Для того, чтобы понять, зачем, как и с какими целями наши противники пытаются совершить эти действия, давайте посмотрим статью Бориса Джонсона. Во-первых, там без прикрас, дипломатического протокола, этикета и прочих вещей заявлена реальная позиция стран Запада. Во-вторых, потому что, на мой взгляд, он является не самым блестящим, а именно усредненным персонажем современной западной элиты.
Сама статья начинается со слов: "Нас пугали, что, если мы поставим танки, будет эскалация. Нас пугали, что, если мы поставим самолеты, будет эскалация. Различные ракетные системы – тогда будет эскалация. Но это бряцание оружием со стороны России, как вы видите, ни к чему не привело, потому что они эскалации боятся". Примерно в том же духе высказывался Столтенберг. Это очень наглое высказывание, надо сказать. Ведь Столтенберг знал, что он делает, и использовал именно такие же фразы про то, что "нас боятся, никакой эскалации не будет, все эти угрозы пустые", отмечает эксперт.

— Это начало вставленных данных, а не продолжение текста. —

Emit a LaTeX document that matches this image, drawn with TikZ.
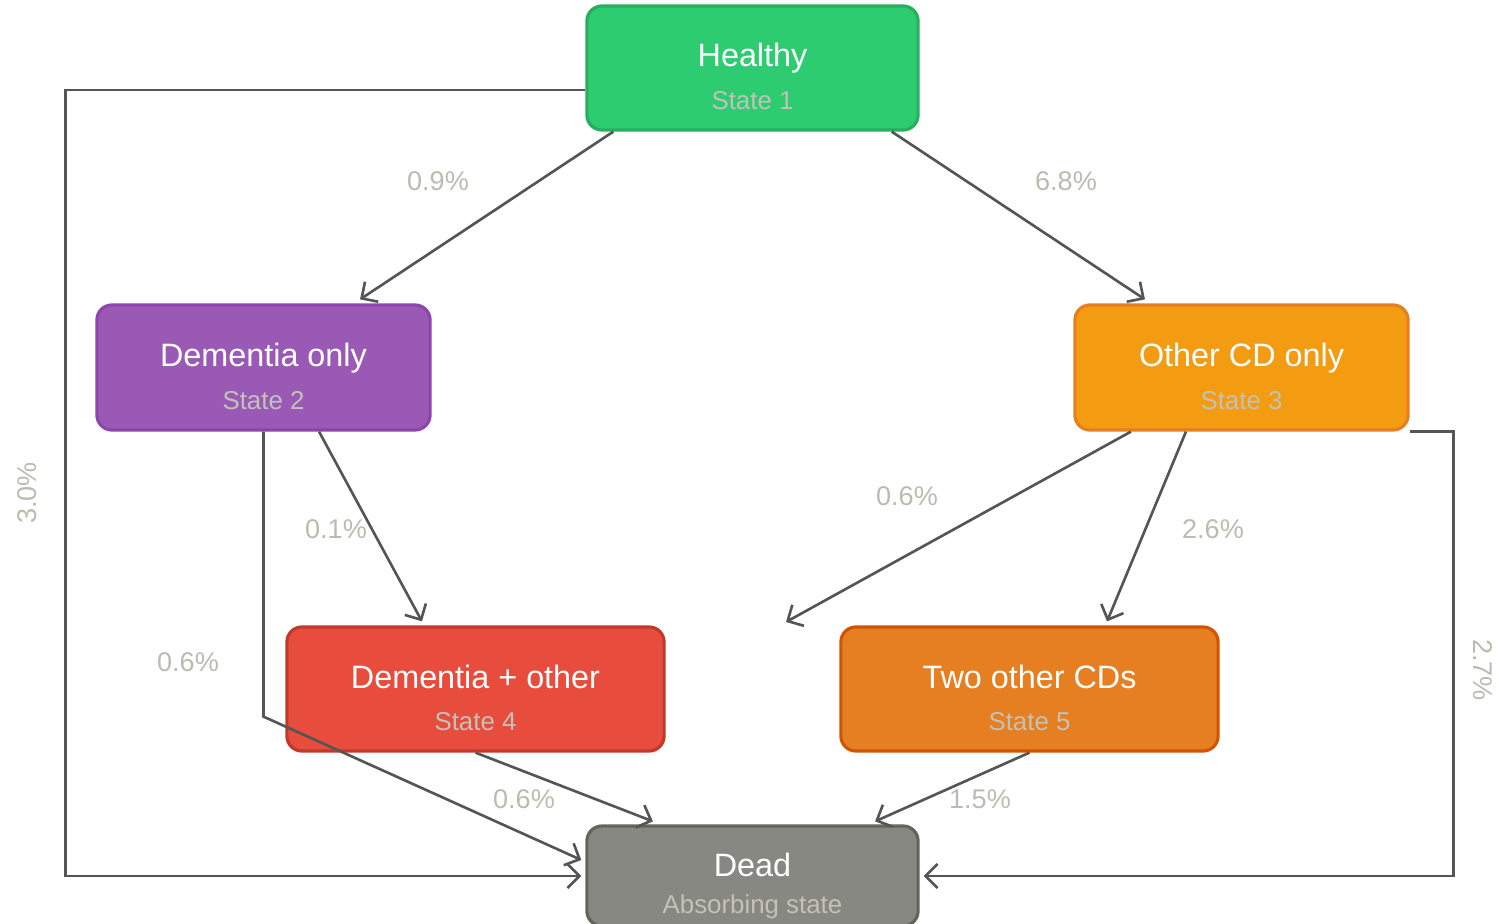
\documentclass[tikz,border=0pt]{standalone}
\usepackage{fontspec}
\setmainfont{Liberation Sans}
\usepackage{tikz}
\usetikzlibrary{arrows.meta, positioning}
\definecolor{healthyfill}{HTML}{2ECC71}
\definecolor{healthydraw}{HTML}{27AE60}
\definecolor{demfill}{HTML}{9B59B6}
\definecolor{demdraw}{HTML}{8E44AD}
\definecolor{otherfill}{HTML}{F39C12}
\definecolor{otherdraw}{HTML}{E67E22}
\definecolor{demothfill}{HTML}{E74C3C}
\definecolor{demothdraw}{HTML}{C0392B}
\definecolor{twofill}{HTML}{E67E22}
\definecolor{twodraw}{HTML}{D35400}
\definecolor{deadfill}{HTML}{888882}
\definecolor{deaddraw}{HTML}{64645F}
\definecolor{subgray}{HTML}{C2C2B8}
\definecolor{pctgray}{HTML}{BBBBAF}
\definecolor{edgegray}{HTML}{555555}
\tikzstyle{statebox} = [draw, rectangle, rounded corners=0.15cm, line width=0.9pt, inner sep=0pt]
\tikzstyle{ttl} = [anchor=base, inner sep=0pt, text=white, font=\fontsize{9.2}{11}\selectfont]
\tikzstyle{sub} = [anchor=base, inner sep=0pt, text=subgray, font=\fontsize{7.35}{9}\selectfont]
\tikzstyle{pct} = [inner sep=0pt, text=pctgray, font=\fontsize{7.7}{9}\selectfont]
\tikzstyle{edge} = [draw=edgegray, line width=0.75pt, -{Straight Barb[length=0.12cm, width=0.24cm]}]

\begin{document}
\begin{tikzpicture}[x=0.01cm, y=-0.01cm]
    \useasboundingbox (0,0) rectangle (1499,924);

    \node[statebox, fill=healthyfill, draw=healthydraw, minimum width=3.31cm, minimum height=1.24cm] (healthy) at (752.5,68) {};
    \node[statebox, fill=demfill, draw=demdraw, minimum width=3.33cm, minimum height=1.25cm] (dem) at (263.5,367.5) {};
    \node[statebox, fill=otherfill, draw=otherdraw, minimum width=3.33cm, minimum height=1.25cm] (other) at (1241.5,367.5) {};
    \node[statebox, fill=demothfill, draw=demothdraw, minimum width=3.77cm, minimum height=1.24cm] (demoth) at (475.5,689) {};
    \node[statebox, fill=twofill, draw=twodraw, minimum width=3.77cm, minimum height=1.24cm] (two) at (1029.5,689) {};
    \node[statebox, fill=deadfill, draw=deaddraw, minimum width=3.31cm, minimum height=1.00cm] (dead) at (752.5,876) {};

    \node[ttl] (healthy-t) at (752.5,67) {Healthy};
    \node[sub] (healthy-s) at (752.5,110) {State 1};
    \node[ttl] (dem-t) at (263.5,366.5) {Dementia only};
    \node[sub] (dem-s) at (263.5,409.5) {State 2};
    \node[ttl] (other-t) at (1241.5,366.5) {Other CD only};
    \node[sub] (other-s) at (1241.5,409.5) {State 3};
    \node[ttl] (demoth-t) at (475.5,688) {Dementia + other};
    \node[sub] (demoth-s) at (475.5,730) {State 4};
    \node[ttl] (two-t) at (1029.5,688) {Two other CDs};
    \node[sub] (two-s) at (1029.5,730) {State 5};
    \node[ttl] (dead-t) at (752.5,876) {Dead};
    \node[sub] (dead-s) at (752.5,913) {Absorbing state};

    \coordinate (loose) at (786,622);

    \draw[edge] ([xshift=0.28cm]healthy.south west) -- ([xshift=0.965cm, yshift=0.04cm]dem.north);
    \draw[edge] ([xshift=-0.28cm]healthy.south east) -- ([xshift=-0.965cm, yshift=0.04cm]other.north);
    \draw[edge] ([yshift=-0.22cm]healthy.west) -- ++(-520,0) |- ([xshift=-0.04cm]dead.west);
    \draw[edge] ([xshift=0.555cm]dem.south) -- ([xshift=-0.535cm, yshift=0.04cm]demoth.north);
    \draw[edge] (dem.south) -- ++(0,285) -- ([xshift=-0.04cm, yshift=0.16cm]dead.west);
    \draw[edge] ([xshift=-1.105cm]other.south) -- (loose);
    \draw[edge] ([xshift=-0.555cm]other.south) -- ([xshift=0.775cm, yshift=0.04cm]two.north);
    \draw[edge] (other.south east) -- ++(44,0) |- ([xshift=0.04cm]dead.east);
    \draw[edge] (demoth.south) -- ([xshift=-0.995cm, yshift=0.03cm]dead.north);
    \draw[edge] (two.south) -- ([xshift=1.225cm, yshift=0.03cm]dead.north);

    \node[pct] (p09) at (438,181) {0.9\%};
    \node[pct] (p68) at (1066,181) {6.8\%};
    \node[pct, rotate=90] (p30) at (27,493) {3.0\%};
    \node[pct] (p01) at (336,529) {0.1\%};
    \node[pct] (p06a) at (188,662) {0.6\%};
    \node[pct] (p06b) at (907,496) {0.6\%};
    \node[pct] (p26) at (1213,529) {2.6\%};
    \node[pct, rotate=-90] (p27) at (1483,670) {2.7\%};
    \node[pct] (p06c) at (524,799) {0.6\%};
    \node[pct] (p15) at (980,799) {1.5\%};
\end{tikzpicture}
\end{document}
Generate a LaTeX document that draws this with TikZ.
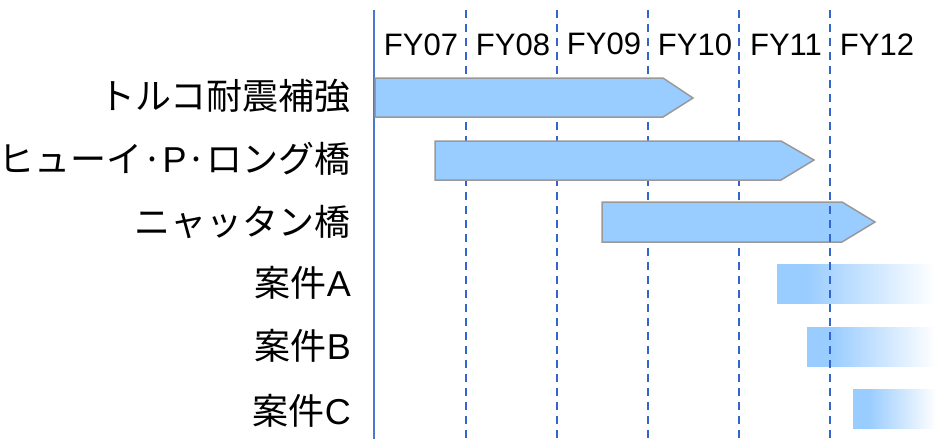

Если бы для них эти удары были нацелены на то, чтобы решить какую-то военную задачу, они бы сейчас об этом не говорили. А если бы и говорили, то речь шла бы не о провокации такой в наш адрес. Скорее, речь шла бы о том, чтобы с отсылками на международное право, какие-нибудь выдуманные нормы проводить какие-то обсуждения, потом устроить провокацию, сказать, что Россия сейчас угрожает чему-то. Они именно делают заявления провокационного характера.
"На мой взгляд, это делается с одной целью. Я с первого дня начала СВО говорил, что их цель – стратегическое поражение России", – заявляет Сардарян.
А стратегическое поражение России для Запада реализуемо только при свержении конституционного строя в стране. Другой никакой возможности нет. Нет ни одного доклада, ни одного документа, в котором всерьез бы рассматривались сценарии военного поражения России или военной капитуляции. Речь шла о том, что необходимо различными способами довести ситуацию до политического кризиса и в конечном счете получить Россию, в которой будут царить анархия и безвластие.
Они использовали для этого разные сценарии. Сначала они говорили про изоляцию нашей страны. Во-вторых, что мы совершаем военные преступления. И ничего не приводило к действенным результатам. На заключительном этапе они приняли для себя очень понятный политический язык – постоянное педалирование темы того, что Россия якобы не справляется с теми задачами, которые перед ней стоят. И очевидно, что, если будет нанесен удар по Москве, по Сочи, по Санкт-Петербургу, это вызовет в обществе достаточно резкую реакцию, как бы общество ни было к этому готово, как бы мы об этом ни говорили, какие бы действия потом не предпринимались. "Это создаст очень существенный разрыв шаблона, к чему нам надо быть готовыми и с чем нам надо работать. Это их, на мой взгляд, первая причина", – говорит Генри Сардарян в эфире программы "Вечер с Владимиром Соловьевым".
Вторая причина, по которой звучит эта риторика, в действительности отражает их ощущения, их точку зрения на счет того, как с Россией они могут себя в настоящий момент вести. Здесь очевидно, что на каждом витке наше восприятие мира и то, как мы его видим, очень сильно отличалось от того, как они видят нас. То есть везде, где мы пытались предстать сторонниками законности, это воспринималось как слабость. Везде, где мы пытались проявить себя как люди ответственные, это воспринималось как страх. Везде, где мы пытались проявить хоть какое-то благоразумие для того, чтобы уберечь мир от тотального взаимного уничтожения, они это воспринимали как призыв к действию, как к возможности оказывать еще большее давление на наше государство.
Почему так происходит? Они сумели увести весь вектор противостояния в такую сторону, что они используют Украину для борьбы с нами, а мы им отвечаем тем, что мы боремся с Украиной. Все равно все происходит на территории Украины. Им абсолютно плевать, сколько украинцев погибнет, сколько русских погибнет, сколько городов Украины исчезнет с лица Земли. Они абсолютно плевать на это хотели. Чем больше – тем лучше. Какая разница? Это все равно часть России. Они-то это знают. Они же знают, что это наша территория, что это наша земля, что живущие там люди зомбированы. Но это наша историческая территория. Они добились того, что мы боремся с самими собой, и эта борьба еще несколько десятилетий назад, отмечает эксперт.